6 There were two reasons for the policy restriction on holding securities in inventory. First, FM wanted to avoid incurring the market risk associated with holding the positions. Second, the more funds it had tied up in inventory, the higher FM's net capital requirement.

7 See Strategic Resource Management, Inc., 52 S.E.C. 542, 544 n.8 (1995) (defining "riskless principal transaction").

8 McCook testified that a supervisor told him to include a third party in the trades, but did not tell him why he should do this or whom he should choose.

9 As noted above, filing FOCUS Reports is required by Exchange Act Rule 17a-5.

10 See, e.g., Howard R. Perles, Exchange Act Rel. No. 45691 (April 4, 2002), 77 SEC Docket 896, 904 ; Sharon M. Graham, 53 S.E.C. 1072, 1080-81 (1998), aff'd, 222 F.3d 994, 1000 (D.C. Cir. 2000).

It was not necessary for the Division to establish that McCook knew that the improper conduct he assisted violated the securities laws. "'Knowledge means awareness of the underlying facts, not the labels that the law places on those facts.'" Nicholas P. Howard, Exchange Act Rel. No. 47357 (February 12, 2003), __ SEC Docket __, __ (quoting SEC v. Falstaff Brewing Corp., 629 F.2d 62, 77 (D.C. Cir. 1980)).

11 Rita C. Villa, Exchange Act Rel. No. 42502 (March 8, 2000), 71 SEC Docket 2438, 2443.

12 Id. (quoting FEC v. Rose, 806 F.2d 1081, 1087 (D.C. Cir. 1986)).

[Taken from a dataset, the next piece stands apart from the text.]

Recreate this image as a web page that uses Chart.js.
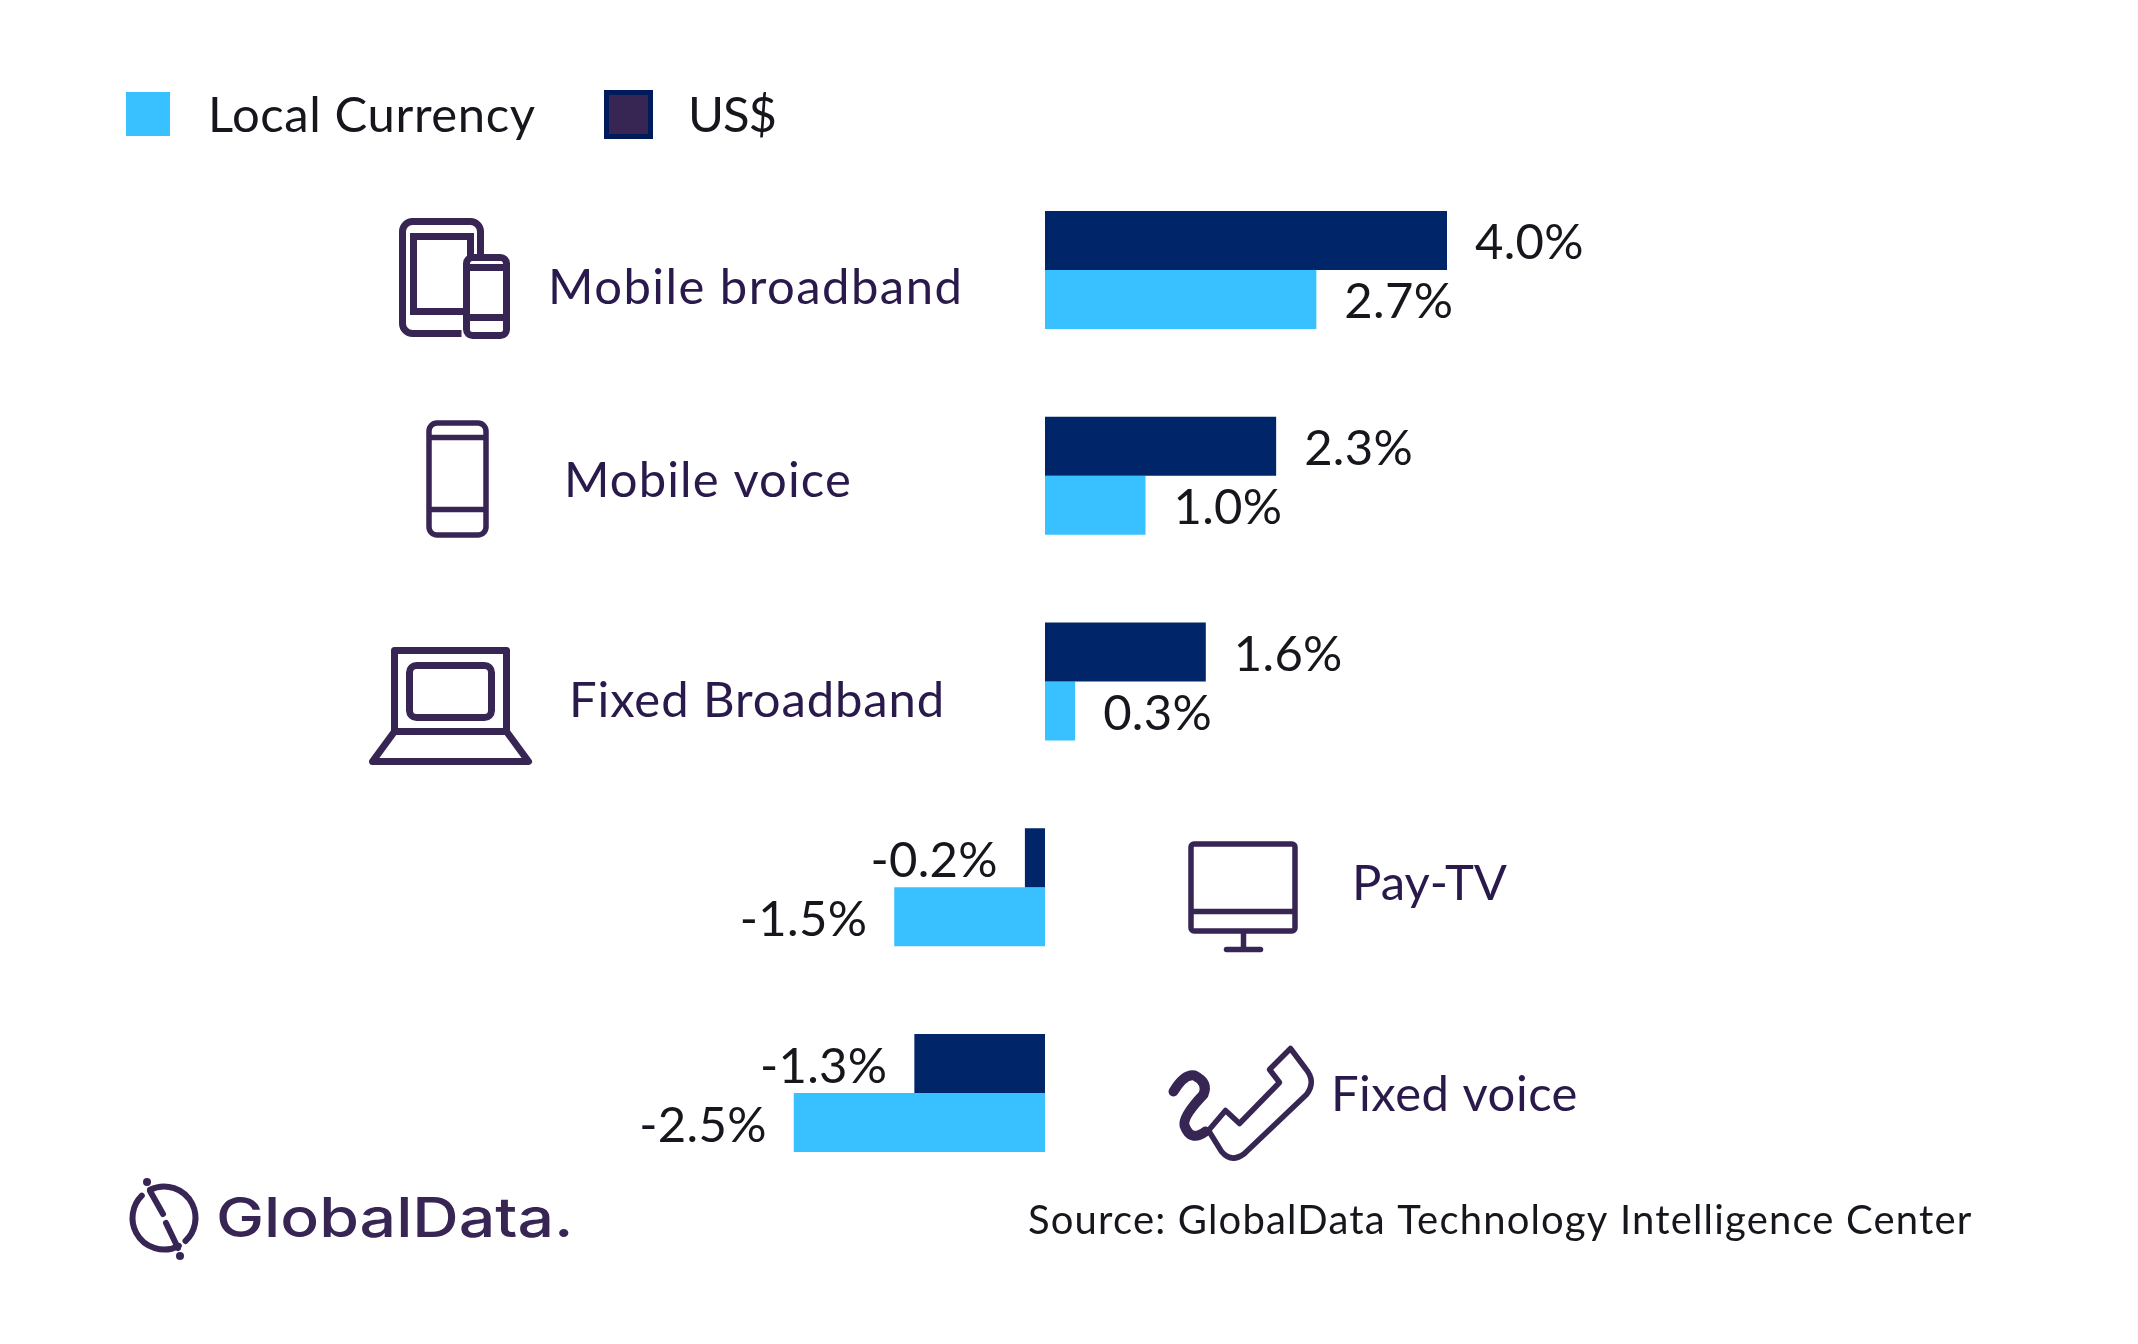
<!DOCTYPE html>
<html>
<head>
<meta charset="utf-8">
<title>Revenue growth by service</title>
<script src="https://cdn.jsdelivr.net/npm/chart.js@4/dist/chart.umd.min.js"></script>
<style>
  html, body { margin: 0; padding: 0; background: #ffffff; }
  canvas { display: block; }
</style>
</head>
<body>
<canvas id="growth" width="2138" height="1344"></canvas>
<script>
const categories = ['Mobile broadband', 'Mobile voice', 'Fixed Broadband', 'Pay-TV', 'Fixed voice'];
const usDollar = [4.0, 2.3, 1.6, -0.2, -1.3];
const localCurrency = [2.7, 1.0, 0.3, -1.5, -2.5];
const sourceNote = 'Source: GlobalData Technology Intelligence Center';
const logoText = 'GlobalData.';

const NAVY = '#002569';
const CYAN = '#38C0FF';
const PURPLE = '#372554';
const LABEL_PURPLE = '#2A1A4C';
const INK = '#16161D';
const FONT = 'Lato';

// where each category name starts (x, baseline, letter spacing)
const labelSpots = [[548, 304, 1.45], [564, 497, 1.1], [569, 717, 0.9], [1352, 900, 0], [1331, 1111, 0.5]];

function rr(ctx, x, y, w, h, r) {
    ctx.beginPath();
    ctx.roundRect(x, y, w, h, r);
    ctx.stroke();
}

function line(ctx, pts) {
    ctx.beginPath();
    pts.forEach((p, i) => i ? ctx.lineTo(p[0], p[1]) : ctx.moveTo(p[0], p[1]));
    ctx.stroke();
}

// one little line drawing per category
const icons = [
    function tabletAndPhone(ctx) {
        ctx.lineWidth = 7;
        ctx.beginPath();
        ctx.moveTo(463, 333);
        ctx.lineTo(414, 333);
        ctx.arcTo(404, 333, 404, 323, 10);
        ctx.lineTo(404, 231);
        ctx.arcTo(404, 221, 414, 221, 10);
        ctx.lineTo(472, 221);
        ctx.arcTo(482, 221, 482, 231, 10);
        ctx.lineTo(482, 257);
        ctx.stroke();
        ctx.beginPath();
        ctx.moveTo(466, 311);
        ctx.lineTo(415, 311);
        ctx.lineTo(415, 236);
        ctx.lineTo(472, 236);
        ctx.lineTo(472, 257);
        ctx.stroke();
        rr(ctx, 468, 257, 40, 78, 6);
        line(ctx, [[468, 267], [508, 267]]);
        line(ctx, [[468, 317], [508, 317]]);
    },
    function phone(ctx) {
        ctx.lineWidth = 5.5;
        rr(ctx, 430.5, 422.5, 57, 112, 8);
        line(ctx, [[431, 437], [487, 437]]);
        line(ctx, [[431, 509], [487, 509]]);
    },
    function laptop(ctx) {
        ctx.lineWidth = 7;
        ctx.lineJoin = 'round';
        line(ctx, [[396, 733], [396, 650], [508, 650], [508, 733]]);
        rr(ctx, 411, 665, 82, 52, 7);
        ctx.beginPath();
        ctx.moveTo(396, 731);
        ctx.lineTo(508, 731);
        ctx.lineTo(530, 761);
        ctx.lineTo(374, 761);
        ctx.closePath();
        ctx.stroke();
    },
    function monitor(ctx) {
        ctx.lineWidth = 5.5;
        rr(ctx, 1192.5, 843.5, 104, 87, 3);
        line(ctx, [[1193, 911], [1296, 911]]);
        line(ctx, [[1245, 931], [1245, 949]]);
        ctx.lineCap = 'round';
        line(ctx, [[1228, 949], [1262, 949]]);
    },
    function handset(ctx) {
        ctx.lineJoin = 'round';
        ctx.lineCap = 'round';
        ctx.lineWidth = 5.5;
        ctx.beginPath();
        ctx.moveTo(1292, 1048);
        ctx.lineTo(1307, 1068);
        ctx.quadraticCurveTo(1318, 1081, 1308, 1094);
        ctx.lineTo(1247, 1152);
        ctx.lineTo(1246, 1153);
        ctx.quadraticCurveTo(1233, 1163, 1223, 1151);
        ctx.lineTo(1210, 1130);
        ctx.lineTo(1227, 1110);
        ctx.lineTo(1241, 1123);
        ctx.lineTo(1281, 1082);
        ctx.lineTo(1271, 1069);
        ctx.closePath();
        ctx.stroke();
        // curly cord
        ctx.lineWidth = 10;
        ctx.beginPath();
        ctx.moveTo(1175, 1091);
        ctx.quadraticCurveTo(1186, 1073, 1196, 1075);
        ctx.quadraticCurveTo(1210, 1082, 1205, 1094);
        ctx.quadraticCurveTo(1184, 1116, 1186, 1125);
        ctx.quadraticCurveTo(1192, 1142, 1207, 1131);
        ctx.stroke();
    }
];

function drawLogo(ctx) {
    ctx.strokeStyle = PURPLE;
    ctx.fillStyle = PURPLE;
    ctx.lineWidth = 6;
    ctx.lineCap = 'round';
    ctx.beginPath();
    ctx.arc(164, 1218, 31.5, -2.03, 0.82);
    ctx.stroke();
    ctx.beginPath();
    ctx.arc(164, 1218, 31.5, 1.08, 3.93);
    ctx.stroke();
    line(ctx, [[150, 1191], [163, 1214]]);
    line(ctx, [[166, 1223], [178, 1248]]);
    [[147, 1182], [180, 1256]].forEach(d => {
        ctx.beginPath();
        ctx.arc(d[0], d[1], 4, 0, Math.PI * 2);
        ctx.fill();
    });
    // the wordmark font is wider than anything installed, so stretch it
    ctx.save();
    ctx.translate(216, 1237);
    ctx.scale(1.17, 1);
    ctx.font = '500 55px Inter';
    ctx.textAlign = 'left';
    ctx.fillText(logoText, 0, 0);
    ctx.restore();
}

// value labels, legend, category names, icons, logo and source line
const annotations = {
    id: 'annotations',
    afterDatasetsDraw(chart) {
        const { ctx } = chart;

        ctx.save();
        ctx.textBaseline = 'alphabetic';
        ctx.font = `49px ${FONT}`;
        ctx.fillStyle = INK;
        ctx.letterSpacing = '0.3px';
        chart.data.datasets.forEach((set, d) => {
            chart.getDatasetMeta(d).data.forEach((bar, i) => {
                const v = set.data[i];
                ctx.textAlign = v < 0 ? 'right' : 'left';
                ctx.fillText(v.toFixed(1) + '%', bar.x + (v < 0 ? -27 : 28), bar.y + 19);
            });
        });

        // legend goes local currency first although the bars stack the other way
        const [us, local] = chart.data.datasets;
        ctx.textAlign = 'left';
        ctx.fillStyle = local.backgroundColor;
        ctx.fillRect(126, 92, 44, 44);
        ctx.fillStyle = '#001B5C';
        ctx.fillRect(604, 90, 49, 49);
        ctx.fillStyle = PURPLE;
        ctx.fillRect(609, 95, 39, 39);
        ctx.fillStyle = INK;
        ctx.letterSpacing = '0.6px';
        ctx.fillText(local.label, 208, 132);
        ctx.letterSpacing = '-1px';
        ctx.fillText(us.label, 688, 132);

        ctx.fillStyle = LABEL_PURPLE;
        categories.forEach((name, i) => {
            ctx.letterSpacing = labelSpots[i][2] + 'px';
            ctx.fillText(name, labelSpots[i][0], labelSpots[i][1]);
        });
        ctx.letterSpacing = '0px';

        ctx.strokeStyle = PURPLE;
        icons.forEach(draw => {
            ctx.save();
            ctx.translate(-1.5, 0.5);
            draw(ctx);
            ctx.restore();
        });

        drawLogo(ctx);

        ctx.font = `40px ${FONT}`;
        ctx.fillStyle = INK;
        ctx.letterSpacing = '1.17px';
        ctx.fillText(sourceNote, 1028, 1234);
        ctx.restore();
    }
};

new Chart(document.getElementById('growth'), {
    type: 'bar',
    data: {
        labels: categories,
        datasets: [
            { label: 'US$', data: usDollar, backgroundColor: NAVY },
            { label: 'Local Currency', data: localCurrency, backgroundColor: CYAN }
        ]
    },
    options: {
        indexAxis: 'y',
        responsive: false,
        animation: false,
        devicePixelRatio: 1,
        barPercentage: 1,
        categoryPercentage: 0.5735,
        layout: { padding: { left: 40, right: 88, top: 167, bottom: 148 } },
        plugins: {
            legend: { display: false },
            tooltip: { enabled: false }
        },
        scales: {
            x: { display: false, min: -10, max: 10, grid: { display: false } },
            y: { display: false, grid: { display: false } }
        }
    },
    plugins: [annotations]
});
</script>
</body>
</html>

13 But see, e.g., Adrian C. Havill, 53 S.E.C. 1060, 1068 & n.18 (1998) (finding aiding and abetting liability despite asserted reliance on supervisor's advice).

14 In view of our determination, we need not reach the parties' contentions with respect to the amount of the award made by the law judge.

15 We have considered all of the parties' contentions. We have rejected or sustained them to the extent that they are inconsistent or in accord with the views expressed in this opinion.